Readings: Isaiah 22: 19-23; Romans 11: 33-35; Matthew 16: 13-20 
Preacher: Marlene Bessette

My husband has been a deacon for 12 years now and we have become an effective homiletics team. He spends a great deal of time crafting his homilies after researching and praying over what message would speak to the community to draw them closer to God. I support him as “editor in chief, ” ensuring the message is getting across. When I preach for this site, he does the same for me. For the first time, we’re both preaching on the same readings, so I make this introduction to give credit where credit is due as I adapt this message for you.

Jesus’s powerful statement after he declared Simon to be Peter, the rock upon which he would build His church, really moved me, “and the gates of the netherworld shall not prevail against it.”  Given the state of our world today, the promise that the gates of the netherworld—in other words, the gates of hell—will never prevail against our Church provides great comfort.  

We need this promise more than ever. Every new poll shows a decline in religious beliefs, church attendance, and religious vocations. Those polls echo our diocesan announcements about church consolidations and closures alongside increasing financial pressures in our churches. The sex abuse scandal and the resulting additional financial burdens have made us even weaker. As a Church, we’re shrinking and fragile. It certainly seems like the gates of hell are not only prevailing but getting stronger.

What is a good Catholic to do? Well, I always took Jesus’s promise as a sign of His eternal protection. In our war of good versus evil, the gates of hell will never prevail. Given that, we should hunker down and wait it out. It’s a little scary now, but we’ll be safe until Jesus takes care of things. That’s easy, just be good and wait. Unfortunately, a little research and prayer challenge this comfortable solution.

Focus on where the disciples were when Jesus prompted Simon’s great confession about Jesus being the Christ. That confession could have happened anywhere. In the sacredness of a temple or on a peaceful mountaintop, but it happened in a very strategic place, in the city of Caesarea Philippi. A city that was originally called Paneas, the religious center for the worship of the Greek and Roman God, Pan. Pan was the god who was half-man and half-goat, revered in this city known for its immoral sexual activities and pagan worship. It was believed that Pan lived in a nearby cave that was an entrance to the underworld…the Gates of Hell. This is where Jesus decided to bring his disciples. It’s the modern-day equivalent of Jesus prompting Peter to make his great confession on the seediest portion of the Las Vegas strip.

Why would Jesus do that?
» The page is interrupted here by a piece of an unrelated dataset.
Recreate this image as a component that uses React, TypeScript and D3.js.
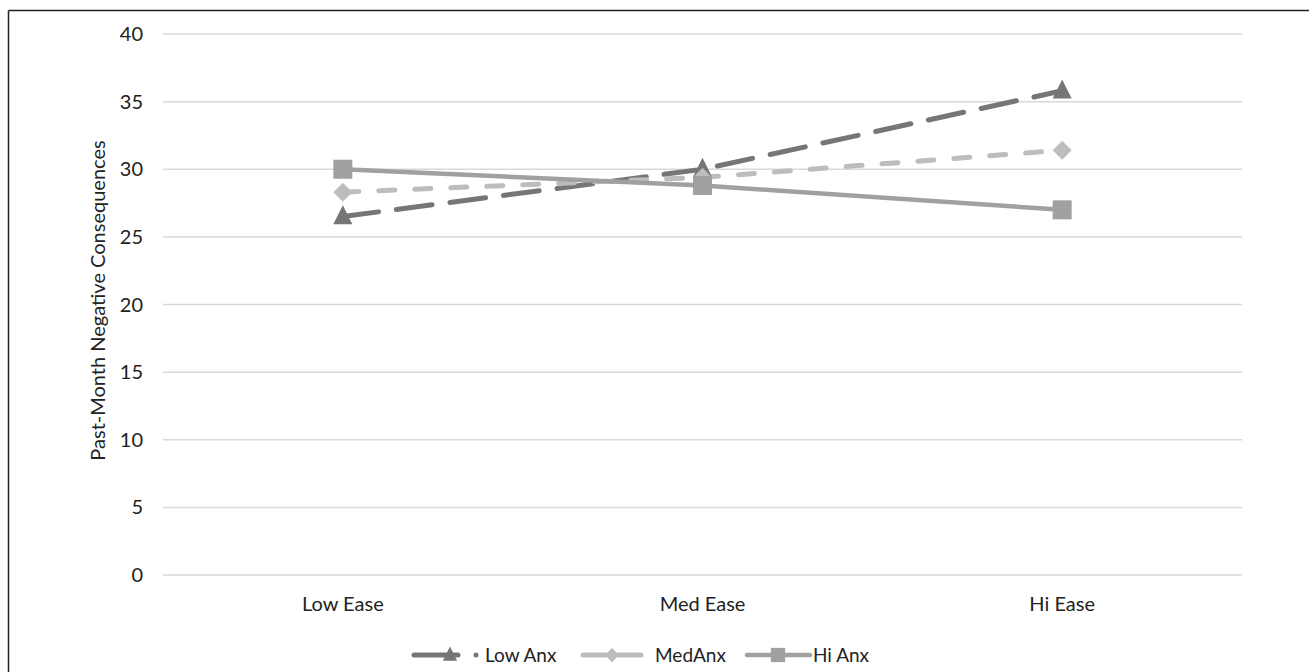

Maybe because it allowed Peter, in the pagan darkness of that strange and overwhelming place, to see Jesus for who He truly was, the Messiah who came to save us all from sin and death. And maybe because it also gave Jesus a strategic place to set His disciples on their mission of building His church.  A mission that wasn’t to spend all day in the temple arguing over the finer theological points of the Book of Deuteronomy, but to go out and spread God’s love to a sinful, messy, and scary world.

So, when Jesus talks about the Gates of Hell not prevailing against His church, He’s assuming the Church will be on the offensive!  Rather than hunkering down and waiting, we should be conquering the evil by spreading God’s message and God’s love. Those gates that are keeping God’s love out of hellish places, including the hellish places of our hearts, won’t prevail if we’re actively smashing them down. And Jesus has promised us that no matter how strong the Gates of Hell appear, they won’t be able to withstand the power of God’s love. 

Now that’s a perspective that brings great comfort! But it requires us to do something! We need to keep attacking those gates by taking care of the poor and lost of our world, by addressing the injustice of inequity, by not only welcoming but actively pulling those who are or feel disenfranchised into our congregations.  It’s when we actively and adamantly spread God’s love that Jesus’s promise will be realized and the gates of hell will fall.  

May the forces of evil tremble when we approach!